Zagorin's history of the idea of toleration offers an opportunity
for the reader to reflect upon how the issue of toleration
was closely wound up with thinking about the nature of society,
and theory about how social bodies held their shape through
religiously grounded solidarity. One wishes, however, for
a more pointed analysis of that central thread to the story,
and, especially, for some reference to the social upheavals
that spurred thinking about toleration in the first place.
We learn about Servetus and a few other figures, and there
is some discussion of the political and religious struggles
in England in the twenty or so years after 1640. Zagorin,
however, does not reference the appallingly cruel Thirty Years
War or other wars of religion that burned themselves into
the collective memory of Europeans and framed their thinking
about toleration in profound ways after the mid-seventeenth
century.

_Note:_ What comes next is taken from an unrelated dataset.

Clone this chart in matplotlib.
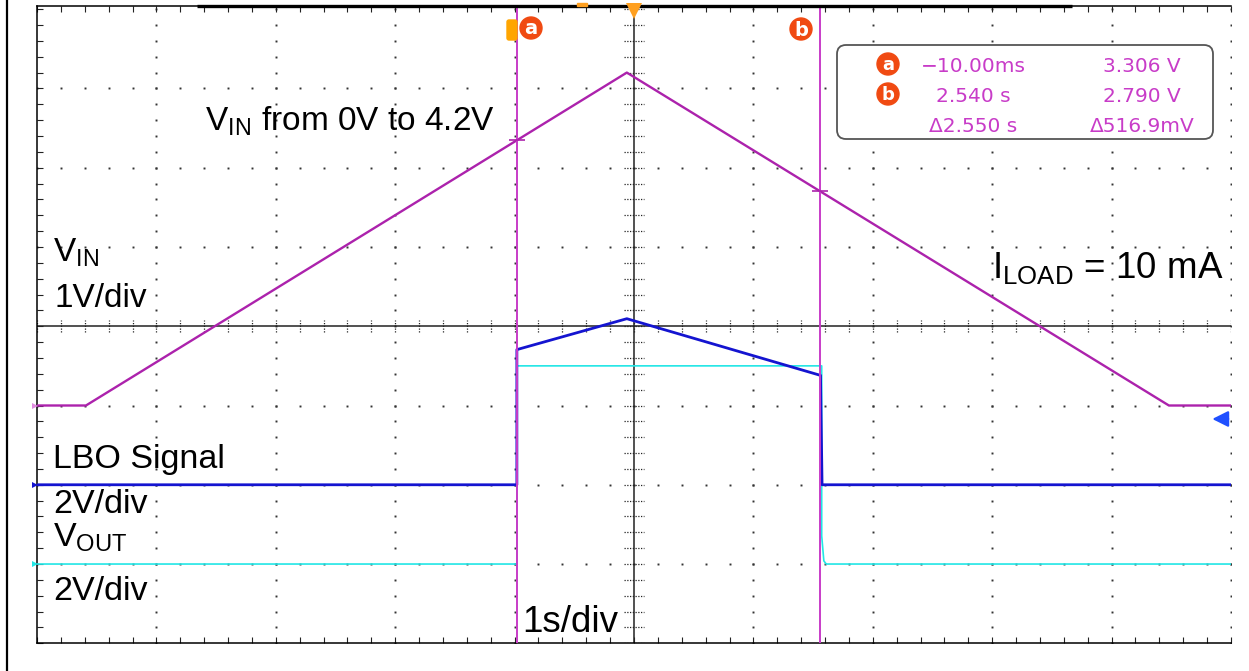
import numpy as np
import matplotlib
matplotlib.use("Agg")
import matplotlib.pyplot as plt
from matplotlib.patches import Circle, FancyBboxPatch, Rectangle
from matplotlib.lines import Line2D
from matplotlib.transforms import Affine2D

# --- screen data (x in s from screen centre, 1 s/div) ---
t_vin = [-5.0, -4.59, -0.06, 4.48, 5.0]
v_vin = [0.0, 0.0, 4.2, 0.0, 0.0]          # V, 1 V/div, ground at -1 div

t_lbo = [-5.0, -0.981, -0.981, -0.06, 1.562, 1.575, 5.0]
v_lbo = [0.0, 0.0, 3.41, 4.19, 2.76, 0.0, 0.0]   # V, 2 V/div, ground at -2 div

t_vout = [-5.0, -0.981, -0.981, 1.572, 1.572, 1.59, 1.61, 5.0]
v_vout = [0.0, 0.0, 5.0, 5.0, 0.71, 0.08, 0.0, 0.0]  # V, 2 V/div, ground at -3 div

cursor_t = [-0.98, 1.555]
cursor_names = ["a", "b"]
readout_time = ["\u221210.00ms", "2.540 s", "\u03942.550 s"]
readout_volt = ["3.306 V", "2.790 V", "\u0394516.9mV"]

W, H = 1249, 671
MAG = "#ac22ac"
CUR = "#c83cc8"
BLUE = "#1414d0"
CYAN = "#22e6e6"
ORANGE = "#f04a12"

plt.rcParams["font.family"] = ["Liberation Sans", "DejaVu Sans"]
plt.rcParams["mathtext.default"] = "regular"

fig = plt.figure(figsize=(W / 100, H / 100), dpi=100)
px = Affine2D().scale(1 / W, -1 / H).translate(0, 1) + fig.transFigure

ax = fig.add_axes([37 / W, 1 - 643.3 / H, 1194 / W, 637.3 / H])
ax.set_xlim(-5, 5)
ax.set_ylim(-4, 4.04)
ax.spines["right"].set_visible(False)
for s in ["left", "top", "bottom"]:
    ax.spines[s].set_linewidth(1.1)
ax.set_xticks(np.arange(-5, 5.01, 0.2))
ax.set_yticks(np.arange(-4, 4.01, 0.2))
ax.tick_params(axis="x", direction="in", length=4, width=0.8, top=True,
               bottom=True, labelbottom=False, color="#222222")
ax.tick_params(axis="y", direction="in", length=4, width=0.8, left=True,
               right=False, labelleft=False, color="#222222")

# dotted graticule
gx, gy = [], []
for x in range(-4, 6):
    if x == 0:
        continue
    ys = np.arange(-4, 4.01, 0.2)
    gx += [x] * len(ys)
    gy += list(ys)
for y in range(-3, 4):
    if y == 0:
        continue
    xs = np.arange(-5, 5.01, 0.2)
    gx += list(xs)
    gy += [y] * len(xs)
ax.plot(gx, gy, ls="none", marker="s", ms=1.4, mew=0, color="#333333", zorder=1)

# centre axes with fine ticks
ax.axhline(0, color="#222222", lw=1.1, zorder=1)
ax.axvline(0, color="#222222", lw=1.1, zorder=1)
ax.vlines(np.arange(-5, 5.01, 0.2), -0.075, 0.075, color="#222222", lw=0.9,
          linestyles=(0, (1, 1.2)), zorder=1)
ax.hlines(np.arange(-4, 4.01, 0.2), -0.085, 0.085, color="#222222", lw=0.9,
          linestyles=(0, (1, 1.2)), zorder=1)

# traces (volts -> divisions)
vin_div = np.array(v_vin) / 1.0 - 1
lbo_div = np.array(v_lbo) / 2.0 - 2
vout_div = np.array(v_vout) / 2.0 - 3
ax.plot(t_vout, vout_div, color=CYAN, lw=1.2, zorder=3)
ax.plot(t_lbo, lbo_div, color=BLUE, lw=2.0, zorder=4)
ax.plot(t_vin, vin_div, color=MAG, lw=1.7, zorder=4)

# cursors drawn over the traces
for t in cursor_t:
    ax.axvline(t, color=CUR, lw=1.4, zorder=4.5)
ax.plot(cursor_t, np.interp(cursor_t, t_vin, vin_div), ls="none", marker="_",
        ms=11, mew=1.2, color=MAG, zorder=5)

# ground markers on the left edge
for yv, c in [(-1, "#e08ce0"), (-2, BLUE), (-3, CYAN)]:
    ax.plot([-5.02], [yv], marker=">", ms=5, color=c, mew=0, clip_on=False, zorder=5)

# trigger level arrow at right
ax.annotate("", xy=(4.82, -1.17), xytext=(5.0, -1.17),
            arrowprops=dict(arrowstyle="-|>", color="#2050ff", lw=1.6,
                            mutation_scale=24), annotation_clip=False)

# top bar and trigger position marker
ax.plot([-3.66, 3.67], [4.04, 4.04], color="black", lw=2.4, clip_on=False,
        solid_capstyle="butt", zorder=6)
ax.plot([0], [3.975], marker="v", ms=12, mew=0, color="#ffa020", clip_on=False, zorder=6)
fig.add_artist(Rectangle((577, 3), 10, 3, transform=px, color="#ffa020"))

# cursor badges
fig.add_artist(FancyBboxPatch((507, 20), 10, 20, boxstyle="round,pad=0,rounding_size=2",
                              transform=px, color="#ffa500"))
for (cx, cy), name in zip([(531, 28), (801, 29)], cursor_names):
    fig.add_artist(Circle((cx, cy), 11, transform=px, color=ORANGE))
    fig.text(cx, cy + 1, name, transform=px, color="white", fontsize=14,
             fontweight="bold", ha="center", va="center", family="DejaVu Sans")

# readout box
fig.add_artist(FancyBboxPatch((837, 45), 376, 94, boxstyle="round,pad=0,rounding_size=9",
                              transform=px, fc="white", ec="#555555", lw=1.3))
for i, name in enumerate(cursor_names):
    cy = 64 + 30 * i
    fig.add_artist(Circle((888, cy), 11, transform=px, color=ORANGE))
    fig.text(888, cy + 1, name, transform=px, color="white", fontsize=13,
             fontweight="bold", ha="center", va="center", family="DejaVu Sans")
for i in range(3):
    yb = 72 + 30 * i
    fig.text(973, yb, readout_time[i], transform=px, color=CUR, fontsize=14.5,
             ha="center", va="baseline", family="DejaVu Sans")
    fig.text(1142, yb, readout_volt[i], transform=px, color=CUR, fontsize=14.5,
             ha="center", va="baseline", family="DejaVu Sans")

# annotations
labels = [
    (205, 131, r"V$_{IN}$ from 0V to 4.2V", 24),
    (53, 262, r"V$_{IN}$", 24),
    (55, 307, "1V/div", 24),
    (992, 278, r"I$_{LOAD}$ = 10 mA", 26.5),
    (53, 468, "LBO Signal", 24.5),
    (53, 513, "2V/div", 24.5),
    (53, 547, r"V$_{OUT}$", 24.5),
    (53, 600, "2V/div", 24.5),
    (522, 632, "1s/div", 26.5),
]
for x, y, s, fs in labels:
    fig.text(x, y, s, transform=px, fontsize=fs, ha="left", va="baseline", color="black")

# page border
fig.add_artist(Line2D([7, 7], [0, H], transform=px, color="black", lw=1.6))

fig.savefig("out.png", dpi=100)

The consequence is that the men in these pages, cast
largely as heroes by the author, remain somewhat adrift in
history, at risk, still, of being underappreciated for their
contributions to making social worlds in which pluralism is
accepted as beneficial to collective livelihood. If we knew
more about their times, we might be in a better position to
understand how tolerance, first used as a term in the modern
sense in connection with religion in France in 1562, seems
such a distant reality when considered in relation to present
day global conflicts involving religion.